Just finished listening to Hugh Hewitt “Great God Debate.” It was an intelligent, lively, challenging and worthwhile exchange. So often Christopher Hitchens eviscerates challengers, and so entertainingly. However, there was very little evisceration and no rancor but very honest and well developed conversation. It was absolutely stunning. This is in great measure due to the courtesy of the interviewer, who permitted fully developed answers without unduly intruding his own reactions into the discussion, and to the caliber of Dr. Roberts, who contended with Hitchens for the broadcast.

Mark has posted a great deal on the exchange here.  As interesting as the debate is Mark’s new book: Can We Trust The Gospels?  We can, and you should read the book to discover why.  From the reader reviews at

Mark Roberts received his Ph.D. in New Testament from Harvard University. Since he is fairly conservative theologically, you might expect this book to represent a disavowal of his Harvard training. The truth is more interesting.

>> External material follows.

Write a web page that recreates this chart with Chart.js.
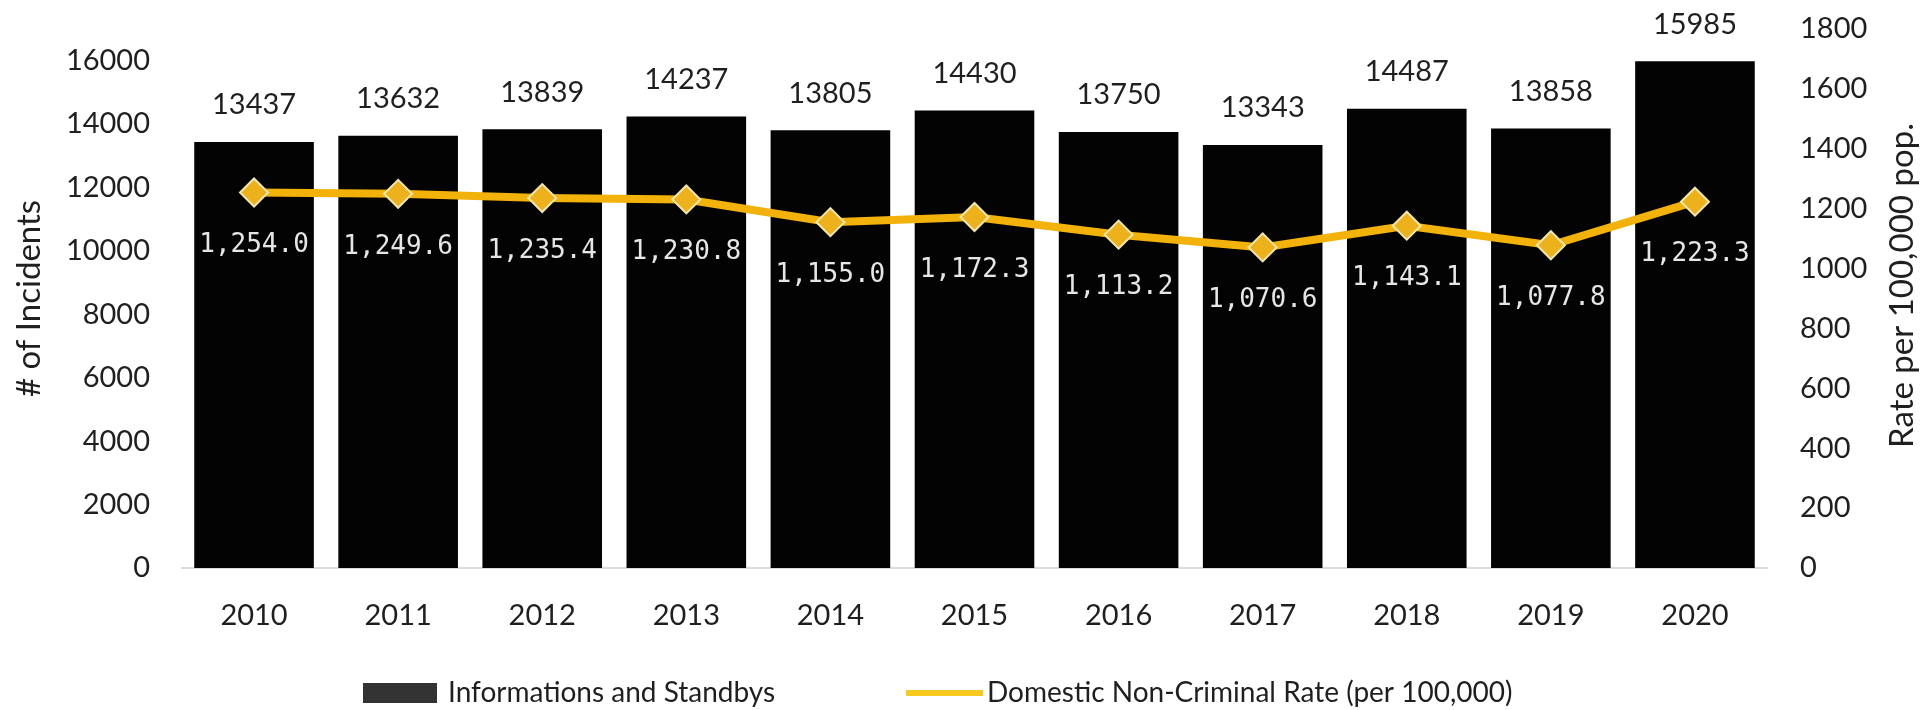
<!DOCTYPE html>
<html>
<head>
<meta charset="utf-8">
<title>Informations and Standbys</title>
<script src="https://cdn.jsdelivr.net/npm/chart.js@4.4.1/dist/chart.umd.min.js"></script>
<style>
  html, body { margin: 0; padding: 0; background: #fff; }
  canvas { display: block; }
</style>
</head>
<body>
<canvas id="incidentsChart" width="1927" height="710"></canvas>
<script>
// Yearly counts and rates
const years = ['2010', '2011', '2012', '2013', '2014', '2015', '2016', '2017', '2018', '2019', '2020'];
const incidents = [13437, 13632, 13839, 14237, 13805, 14430, 13750, 13343, 14487, 13858, 15985];
const rates = [1254.0, 1249.6, 1235.4, 1230.8, 1155.0, 1172.3, 1113.2, 1070.6, 1143.1, 1077.8, 1223.3];

// Axis ticks
const incidentTicks = [0, 2000, 4000, 6000, 8000, 10000, 12000, 14000, 16000];
const rateTicks = [0, 200, 400, 600, 800, 1000, 1200, 1400, 1600, 1800];

const barLabel = 'Informations and Standbys';
const lineLabel = 'Domestic Non-Criminal Rate (per 100,000)';

const TEXT = '#1f1f1f';
const GOLD = '#F2B20A';

// Numbers above the bars and under the rate markers
const valueLabels = {
    id: 'valueLabels',
    afterDatasetsDraw(chart) {
        const ctx = chart.ctx;
        ctx.save();
        ctx.textAlign = 'center';
        ctx.textBaseline = 'middle';

        ctx.font = '29px Lato';
        ctx.fillStyle = TEXT;
        chart.getDatasetMeta(1).data.forEach((bar, i) => {
            ctx.fillText(String(incidents[i]), bar.x, bar.y - 37);
        });

        ctx.font = '26px "DejaVu Sans Mono"';
        ctx.fillStyle = '#e6e6e6';
        chart.getDatasetMeta(0).data.forEach((pt, i) => {
            const txt = rates[i].toLocaleString('en-US', { minimumFractionDigits: 1, maximumFractionDigits: 1 });
            ctx.fillText(txt, pt.x, pt.y + 53);
        });
        ctx.restore();
    }
};

// Right axis title reads bottom-to-top, plus the legend row along the bottom
const extras = {
    id: 'extras',
    afterDraw(chart) {
        const ctx = chart.ctx;
        const area = chart.chartArea;
        ctx.save();

        ctx.font = '33px Lato';
        ctx.fillStyle = TEXT;
        ctx.textAlign = 'center';
        ctx.textBaseline = 'middle';
        ctx.translate(1902, (area.top + area.bottom) / 2 - 13);
        ctx.rotate(-Math.PI / 2);
        ctx.fillText('Rate per 100,000 pop.', 0, 0);
        ctx.setTransform(1, 0, 0, 1, 0, 0);

        ctx.font = '28px Lato';
        ctx.textAlign = 'left';
        const y = 693;

        ctx.fillStyle = '#333333';
        ctx.fillRect(363, y - 10, 74, 20);
        ctx.fillStyle = TEXT;
        ctx.fillText(barLabel, 448, y);

        ctx.strokeStyle = '#F7C81E';
        ctx.lineWidth = 6;
        ctx.beginPath();
        ctx.moveTo(906, y);
        ctx.lineTo(983, y);
        ctx.stroke();
        ctx.fillText(lineLabel, 987, y);

        ctx.restore();
    }
};

// y axes: fixed widths, and no extra room reserved above/below for tick labels
function fixY(width) {
    return function (scale) {
        scale.width = width;
        scale.paddingTop = 0;
        scale.paddingBottom = 0;
    };
}

const ctx = document.getElementById('incidentsChart').getContext('2d');
const incidentsChart = new Chart(ctx, {
    data: {
        labels: years,
        datasets: [
            {
                type: 'line',
                label: lineLabel,
                data: rates,
                yAxisID: 'y1',
                order: 0,
                borderColor: GOLD,
                borderWidth: 8,
                pointStyle: 'rectRot',
                pointRadius: 14,
                pointBackgroundColor: '#EDB21B',
                pointBorderColor: '#F3E6B0',
                pointBorderWidth: 2,
                tension: 0
            },
            {
                type: 'bar',
                label: barLabel,
                data: incidents,
                yAxisID: 'y',
                order: 1,
                backgroundColor: '#030303',
                categoryPercentage: 0.83,
                barPercentage: 1
            }
        ]
    },
    options: {
        responsive: false,
        animation: false,
        layout: { padding: { top: 29, bottom: 0, left: 0, right: 0 } },
        plugins: {
            legend: { display: false },
            tooltip: { enabled: false }
        },
        scales: {
            x: {
                grid: { display: false, drawTicks: false },
                border: { display: true, color: '#dcdcdc', width: 2 },
                ticks: { color: TEXT, font: { family: 'Lato', size: 29 }, padding: 30, maxRotation: 0 },
                afterFit(scale) { scale.height = 142; }
            },
            y: {
                position: 'left',
                min: 0,
                max: 17000,
                grid: { display: false, drawTicks: false },
                border: { display: false },
                ticks: {
                    color: TEXT,
                    font: { family: 'Lato', size: 29 },
                    padding: 32,
                    callback: v => String(v)
                },
                afterBuildTicks(axis) { axis.ticks = incidentTicks.map(v => ({ value: v })); },
                title: {
                    display: true,
                    text: '# of Incidents',
                    color: TEXT,
                    font: { family: 'Lato', size: 33 },
                    padding: { top: 10, bottom: 0 }
                },
                afterFit: fixY(182)
            },
            y1: {
                position: 'right',
                min: 0,
                max: 1800,
                grid: { display: false, drawTicks: false },
                border: { display: false },
                ticks: {
                    color: TEXT,
                    font: { family: 'Lato', size: 29 },
                    padding: 33,
                    callback: v => String(v)
                },
                afterBuildTicks(axis) { axis.ticks = rateTicks.map(v => ({ value: v })); },
                afterFit: fixY(160)
            }
        }
    },
    plugins: [valueLabels, extras]
});
</script>
</body>
</html>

Dr. Roberts does distance himself from some of the secular and skeptical assumptions of his professors at Harvard. But he puts the tools of critical scholarship to use in a manner the public is not accustomed to seeing — demonstrating the reliability of the four traditional Gospels.

Dr. Roberts’ scholarship is subordinate to his fluid, plain-language dissection of common doubts about the Gospels. In many cases, he dispatches modern skeptics with amazing brevity. For example, in about two pages, he pretty much demolishes Bart Ehrman’s popular book Misquoting Jesus. Roberts quickly shows the contradiction at the heart of Ehrman’s book. Ehrman argues that intentional scribal modifications have rendered the original Gospels unknowable, producing numerous disparities in the thousands of ancient Gospel manuscripts. But, in the process of explaining how these changes were introduced, Ehrman produces convincing arguments for the language of the original texts. Thus, while attempting to highlight modern discrepancies, Ehrman inadvertently shows that the multitude of manuscripts enables the modern critic to work back fairly easily to reconstruct the original texts.

Roberts presents these types of arguments in such a calm and clear manner that it makes you wonder why the traditionalists have had so many difficulties responding to modern skeptics. Where have these traditional arguments been hiding all this time? Apparently they have been lying dormant … in the New Testament program at Harvard University!

Now that is the sort of “reader review” all authors long for.  Obviously informed, but also obviously impressed.  Get Roberts’ book.  You’ll thank me.  And him.